▶ **Exercise aim**
Scan the data below and pick out the lines containing the word "this".

::::::::::

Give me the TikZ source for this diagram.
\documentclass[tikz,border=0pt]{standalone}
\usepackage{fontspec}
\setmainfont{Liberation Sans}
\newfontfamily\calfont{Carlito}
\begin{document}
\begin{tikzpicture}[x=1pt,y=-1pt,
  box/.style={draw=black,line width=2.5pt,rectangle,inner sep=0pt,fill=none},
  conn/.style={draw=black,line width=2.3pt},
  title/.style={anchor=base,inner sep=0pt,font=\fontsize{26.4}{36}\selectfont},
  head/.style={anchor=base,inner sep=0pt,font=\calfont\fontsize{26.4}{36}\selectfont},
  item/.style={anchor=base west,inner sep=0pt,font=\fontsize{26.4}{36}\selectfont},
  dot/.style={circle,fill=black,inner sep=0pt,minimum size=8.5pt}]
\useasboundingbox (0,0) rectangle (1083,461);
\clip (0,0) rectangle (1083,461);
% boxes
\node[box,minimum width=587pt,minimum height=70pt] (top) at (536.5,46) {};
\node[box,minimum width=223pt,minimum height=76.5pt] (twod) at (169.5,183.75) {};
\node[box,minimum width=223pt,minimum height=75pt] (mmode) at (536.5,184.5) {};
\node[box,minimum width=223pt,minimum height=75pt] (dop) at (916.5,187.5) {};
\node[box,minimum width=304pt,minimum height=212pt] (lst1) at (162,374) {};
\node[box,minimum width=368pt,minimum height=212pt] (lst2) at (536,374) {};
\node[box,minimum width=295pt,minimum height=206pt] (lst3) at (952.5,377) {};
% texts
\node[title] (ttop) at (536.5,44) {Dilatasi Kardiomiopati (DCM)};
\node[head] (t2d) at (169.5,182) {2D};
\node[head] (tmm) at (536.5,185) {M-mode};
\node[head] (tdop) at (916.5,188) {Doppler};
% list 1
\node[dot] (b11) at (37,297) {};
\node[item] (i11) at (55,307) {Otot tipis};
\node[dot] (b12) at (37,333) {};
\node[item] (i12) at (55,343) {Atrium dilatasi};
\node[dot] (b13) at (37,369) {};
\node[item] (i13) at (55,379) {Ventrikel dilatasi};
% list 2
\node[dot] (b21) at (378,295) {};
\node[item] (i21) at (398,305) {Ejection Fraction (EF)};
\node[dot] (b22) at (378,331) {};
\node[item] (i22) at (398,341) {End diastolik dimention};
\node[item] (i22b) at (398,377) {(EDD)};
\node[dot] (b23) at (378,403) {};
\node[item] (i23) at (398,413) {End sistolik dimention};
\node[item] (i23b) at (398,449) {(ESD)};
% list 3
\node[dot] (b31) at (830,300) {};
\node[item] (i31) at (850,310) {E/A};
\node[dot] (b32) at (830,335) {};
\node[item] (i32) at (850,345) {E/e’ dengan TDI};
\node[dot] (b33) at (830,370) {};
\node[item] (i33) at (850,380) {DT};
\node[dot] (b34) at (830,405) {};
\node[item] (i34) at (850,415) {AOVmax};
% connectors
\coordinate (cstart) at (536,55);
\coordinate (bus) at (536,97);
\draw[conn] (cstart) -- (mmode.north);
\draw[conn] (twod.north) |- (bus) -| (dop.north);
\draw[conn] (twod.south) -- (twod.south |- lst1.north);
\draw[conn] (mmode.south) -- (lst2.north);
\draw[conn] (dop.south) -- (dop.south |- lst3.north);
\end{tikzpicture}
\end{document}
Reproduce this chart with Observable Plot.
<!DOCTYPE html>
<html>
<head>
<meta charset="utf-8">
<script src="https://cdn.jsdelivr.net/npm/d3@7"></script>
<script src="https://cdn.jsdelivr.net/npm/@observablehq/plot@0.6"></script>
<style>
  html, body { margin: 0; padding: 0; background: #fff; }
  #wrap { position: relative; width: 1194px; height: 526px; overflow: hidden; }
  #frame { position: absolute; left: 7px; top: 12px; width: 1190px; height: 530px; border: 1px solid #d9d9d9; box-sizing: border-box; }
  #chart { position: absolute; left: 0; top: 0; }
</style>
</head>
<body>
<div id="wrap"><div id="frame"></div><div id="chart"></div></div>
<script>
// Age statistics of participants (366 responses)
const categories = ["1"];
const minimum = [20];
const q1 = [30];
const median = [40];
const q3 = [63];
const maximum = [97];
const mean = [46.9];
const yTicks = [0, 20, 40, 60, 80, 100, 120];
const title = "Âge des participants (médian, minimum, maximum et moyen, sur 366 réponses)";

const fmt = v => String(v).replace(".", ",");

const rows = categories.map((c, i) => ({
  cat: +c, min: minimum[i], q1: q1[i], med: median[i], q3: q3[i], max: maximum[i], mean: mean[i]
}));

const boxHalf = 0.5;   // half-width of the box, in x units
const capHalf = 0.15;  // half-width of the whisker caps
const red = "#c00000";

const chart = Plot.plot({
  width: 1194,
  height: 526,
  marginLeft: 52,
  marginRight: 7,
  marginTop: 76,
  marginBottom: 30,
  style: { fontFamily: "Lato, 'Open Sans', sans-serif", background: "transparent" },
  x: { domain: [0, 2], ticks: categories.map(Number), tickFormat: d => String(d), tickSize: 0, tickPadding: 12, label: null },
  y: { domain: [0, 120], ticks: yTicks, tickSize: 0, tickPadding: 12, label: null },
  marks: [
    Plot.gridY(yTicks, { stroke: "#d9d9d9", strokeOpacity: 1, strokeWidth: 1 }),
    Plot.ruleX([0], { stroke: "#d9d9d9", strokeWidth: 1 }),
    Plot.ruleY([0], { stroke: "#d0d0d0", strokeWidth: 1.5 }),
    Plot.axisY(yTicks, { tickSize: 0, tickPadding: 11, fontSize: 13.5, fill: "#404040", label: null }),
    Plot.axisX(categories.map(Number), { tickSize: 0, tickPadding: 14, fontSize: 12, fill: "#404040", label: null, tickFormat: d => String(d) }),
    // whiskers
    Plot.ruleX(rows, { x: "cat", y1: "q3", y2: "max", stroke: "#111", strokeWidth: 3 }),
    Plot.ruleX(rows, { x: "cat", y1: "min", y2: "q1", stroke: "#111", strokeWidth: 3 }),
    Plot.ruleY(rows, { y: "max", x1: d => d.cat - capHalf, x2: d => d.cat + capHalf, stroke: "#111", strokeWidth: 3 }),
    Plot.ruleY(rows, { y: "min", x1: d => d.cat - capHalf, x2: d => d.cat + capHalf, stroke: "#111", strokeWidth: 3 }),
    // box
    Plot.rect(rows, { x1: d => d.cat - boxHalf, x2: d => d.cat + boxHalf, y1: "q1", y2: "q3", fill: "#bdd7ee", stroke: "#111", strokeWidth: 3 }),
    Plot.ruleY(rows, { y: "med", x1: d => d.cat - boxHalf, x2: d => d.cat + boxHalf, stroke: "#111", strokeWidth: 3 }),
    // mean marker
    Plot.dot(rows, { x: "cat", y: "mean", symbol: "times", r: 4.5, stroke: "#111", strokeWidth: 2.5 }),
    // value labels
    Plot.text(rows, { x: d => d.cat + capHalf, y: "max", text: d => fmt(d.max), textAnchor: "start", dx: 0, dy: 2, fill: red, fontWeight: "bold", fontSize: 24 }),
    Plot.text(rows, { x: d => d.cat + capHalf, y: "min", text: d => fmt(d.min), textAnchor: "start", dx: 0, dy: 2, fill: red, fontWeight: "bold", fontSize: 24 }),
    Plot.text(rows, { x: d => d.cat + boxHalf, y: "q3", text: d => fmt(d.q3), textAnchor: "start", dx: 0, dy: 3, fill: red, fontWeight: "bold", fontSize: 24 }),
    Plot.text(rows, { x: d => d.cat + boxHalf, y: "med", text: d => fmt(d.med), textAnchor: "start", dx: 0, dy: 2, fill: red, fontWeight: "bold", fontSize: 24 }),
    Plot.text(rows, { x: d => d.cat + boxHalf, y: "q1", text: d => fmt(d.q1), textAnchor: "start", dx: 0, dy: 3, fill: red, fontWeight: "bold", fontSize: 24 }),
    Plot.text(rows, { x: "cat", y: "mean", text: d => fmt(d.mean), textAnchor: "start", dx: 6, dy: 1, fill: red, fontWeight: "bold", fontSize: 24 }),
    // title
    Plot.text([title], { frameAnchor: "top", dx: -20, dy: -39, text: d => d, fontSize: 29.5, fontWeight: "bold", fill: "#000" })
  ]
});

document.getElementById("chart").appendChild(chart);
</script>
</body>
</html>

::::::::::

▶ **Completed task**
Give me the TikZ source for this diagram.
Reproduce this chart with Observable Plot.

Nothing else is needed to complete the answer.